People who like to get outside and experience nature during their visits to provincial parks will have plenty to see at French Beach. The trail system is small, but well kept, and the main trailheads connect to the day use areas and the campground, so you have quick access to the paths leading you into nature. The trails weave throughout the forested section of the park and along the beach. The posted signs guide hikers along their journey and keep people educated about the importance of conservation within the provincial park system.
Although the fishing isn’t the most popular activity at French Beach Provincial Park, it is still possible to try and catch a fish from the shoreline. If you prefer fishing from a boat, you will have to bring your boat to the closest boat launch at Sooke or Jordan River. Ocean fishing requires anglers to be aware of the tides. Tide Tables are available at local bookstores, and they are also posted along trailheads, so if you plan on going in the water, you will know the best time to work with the tides. Before heading to the water, ensure you have the proper saltwater fishing license. For questions relating to fishing limits, regulations, and restrictions, visit the Fishing Regulations Synopsis on the British Columbia Fresh and Saltwater Fishing website.
The water in the Pacific Ocean is cold, but that doesn’t stop people who love the ocean from dipping their toes in the water. Brave people who don’t mind the cold water often swim from the beach. If you want to try and brave the icy water, bring shoes that accommodate rocky beaches and pebbled sand, and remember that you are swimming in a part of the ocean that might be rough at times. Since there are no lifeguards on duty at the park, swim with other people around and only if you are an excellent swimmer.
Some of the most photographed birds pass through the park, making French Beach an excellent place to birdwatch. Although the birds that inhabit the area are not rare, people still love to see the few species that call the French Beach vicinity their home. The regal and majestic bald eagle often frequents the beaches, and visitors can hear their distinct high-pitched whistle or chip overhead, indicating that a bald eagle is nearby. Birdwatchers may also see osprey and other shorebirds if they wait patiently along the beach.
All guests staying at French Beach Provincial Park should come prepared to see wildlife.
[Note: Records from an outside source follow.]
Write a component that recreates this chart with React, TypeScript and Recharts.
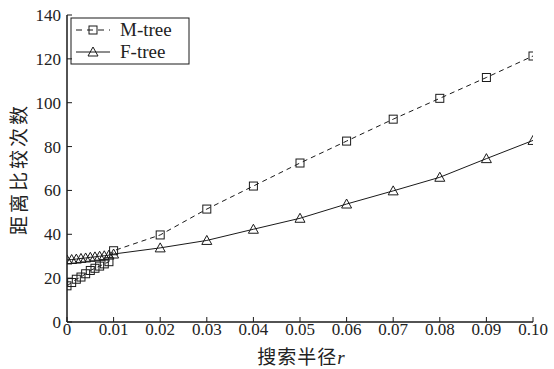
import React from 'react';
import { LineChart, Line, XAxis, YAxis } from 'recharts';

// search radius r
const radius = [0, 0.001, 0.002, 0.003, 0.004, 0.005, 0.006, 0.007, 0.008, 0.009, 0.01, 0.02, 0.03, 0.04, 0.05, 0.06, 0.07, 0.08, 0.09, 0.1];
// distance computations
const mTree = [16.5, 18, 19.5, 20.5, 22, 23.5, 24.5, 25.5, 26.5, 27.5, 32.5, 39.7, 51.5, 62, 72.5, 82.5, 92.5, 102, 111.5, 121.3];
const fTree = [28.3, 28.5, 28.7, 29, 29.2, 29.5, 29.7, 30, 30.2, 30.5, 31, 33.8, 37.2, 42.3, 47.3, 53.8, 59.8, 66, 74.5, 82.8];

const xTicks = [0, 0.01, 0.02, 0.03, 0.04, 0.05, 0.06, 0.07, 0.08, 0.09, 0.1];
const yTicks = [0, 20, 40, 60, 80, 100, 120, 140];

const data = radius.map((r, i) => ({ r, m: mTree[i], f: fTree[i] }));

const INK = '#1a1a1a';
const SERIF = 'Liberation Serif';
const CJK = "'Noto Sans CJK SC', sans-serif";

const fmtX = (v: number) => (v === 0 ? '0' : v.toFixed(2));

const Square = (p: any) => {
  const { cx, cy } = p;
  if (cx == null || cy == null) return <g />;
  return <rect x={cx - 4} y={cy - 4} width={8} height={8} fill="none" stroke={INK} strokeWidth={1} />;
};

const Triangle = (p: any) => {
  const { cx, cy } = p;
  if (cx == null || cy == null) return <g />;
  return <path d={`M${cx},${cy - 5}L${cx + 5},${cy + 4}L${cx - 5},${cy + 4}Z`} fill="none" stroke={INK} strokeWidth={1} />;
};

const NoTick = () => <g />;

// tick label drawn as plain svg text so the serif face is kept
const SerifTick = (p: any) => {
  const { x, y, payload, textAnchor, orientation } = p;
  const label = orientation === 'bottom' ? fmtX(payload.value) : String(payload.value);
  const dy = orientation === 'bottom' ? 12 : 6;
  return (
    <text x={x} y={y + dy} textAnchor={textAnchor} fontSize={17} fontFamily={SERIF} fill="#222">
      {label}
    </text>
  );
};

export default function App() {
  return (
    <div style={{ position: 'absolute', left: 0, top: 0, width: 554, height: 369, background: '#fff' }}>
      <LineChart width={554} height={369} data={data} margin={{ top: 15, right: 21, left: 0, bottom: 0 }}>
        <XAxis
          dataKey="r"
          type="number"
          domain={[0, 0.1]}
          ticks={xTicks}
          allowDataOverflow
          height={47}
          tickSize={-5}
          tickMargin={6}
          axisLine={{ stroke: INK, strokeWidth: 1.5 }}
          tickLine={{ stroke: INK }}
          tick={SerifTick}
        />
        <XAxis
          xAxisId="top"
          dataKey="r"
          type="number"
          orientation="top"
          domain={[0, 0.1]}
          ticks={xTicks}
          allowDataOverflow
          height={0}
          tickSize={-5}
          axisLine={{ stroke: INK, strokeWidth: 1.5 }}
          tickLine={{ stroke: INK }}
          tick={NoTick}
        />
        <YAxis
          type="number"
          domain={[0, 140]}
          ticks={yTicks}
          allowDataOverflow
          width={67}
          tickSize={-5}
          tickMargin={11}
          axisLine={{ stroke: INK, strokeWidth: 1.5 }}
          tickLine={{ stroke: INK }}
          tick={SerifTick}
        />
        <YAxis
          yAxisId="right"
          type="number"
          orientation="right"
          domain={[0, 140]}
          ticks={yTicks}
          allowDataOverflow
          width={0}
          tickSize={-5}
          axisLine={{ stroke: INK, strokeWidth: 1.5 }}
          tickLine={{ stroke: INK }}
          tick={NoTick}
        />
        <Line
          dataKey="m"
          name="M-tree"
          stroke={INK}
          strokeWidth={1}
          strokeDasharray="5 4"
          dot={Square}
          activeDot={false}
          isAnimationActive={false}
        />
        <Line
          dataKey="f"
          name="F-tree"
          stroke={INK}
          strokeWidth={1}
          dot={Triangle}
          activeDot={false}
          isAnimationActive={false}
        />

        {/* legend box */}
        <g>
          <rect x={71} y={18} width={118} height={46} fill="#fff" stroke={INK} strokeWidth={1} />
          <line x1={76} y1={30} x2={110} y2={30} stroke={INK} strokeDasharray="6 5" />
          <Square cx={93} cy={30} />
          <text x={120} y={36} fontSize={19} fontFamily={SERIF} fill="#222">M-tree</text>
          <line x1={76} y1={52} x2={110} y2={52} stroke={INK} />
          <Triangle cx={93} cy={52} />
          <text x={120} y={58} fontSize={19} fontFamily={SERIF} fill="#222">F-tree</text>
        </g>

        {/* axis titles */}
        <text x={301} y={364} textAnchor="middle" fontSize={19} fill="#222">
          <tspan fontFamily={CJK} style={{ letterSpacing: 1 }}>搜索半径</tspan>
          <tspan fontFamily={SERIF} fontStyle="italic">r</tspan>
        </text>
        <text x={0} y={0} transform="translate(26,169) rotate(-90)" textAnchor="middle" fontSize={19} fontFamily={CJK} style={{ letterSpacing: 3 }} fill="#222">
          距离比较次数
        </text>
      </LineChart>
    </div>
  );
}
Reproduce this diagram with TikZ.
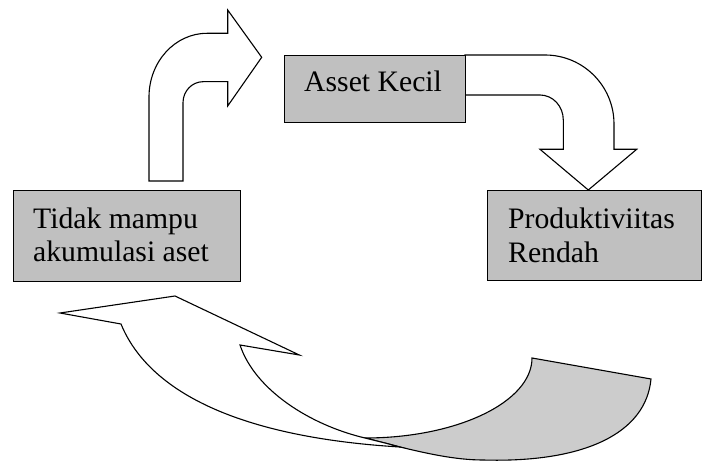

Bring your cameras, binoculars, and watch for photographic moments from your campsite or the beach. French Beach is known for its spectacular whale watching during the gray whale migration season. The opportunity to see whales increases during the spring and the fall. In addition to gray whales, species like killer whales, sea lions, seals, and otters inhabit the waters just off the park’s shoreline. Inside of the park, animals like black bears, cougars, minks, and raccoons pass through, so whether you are resting near your camper or walking in the sand, your chances of seeing an animal are probable.
Because French Beach Provincial Park is open year-round, the opportunity to explore the park during the winter is there for people who like exploring during the coldest time of the year. Most people traverse the park’s roads or trails on either snowshoe or cross country skis, but be aware that the trails are not groomed. Remember if you visit during the winter, restrooms and other facilities that use water are closed, and there are no services or park staff available during the winter.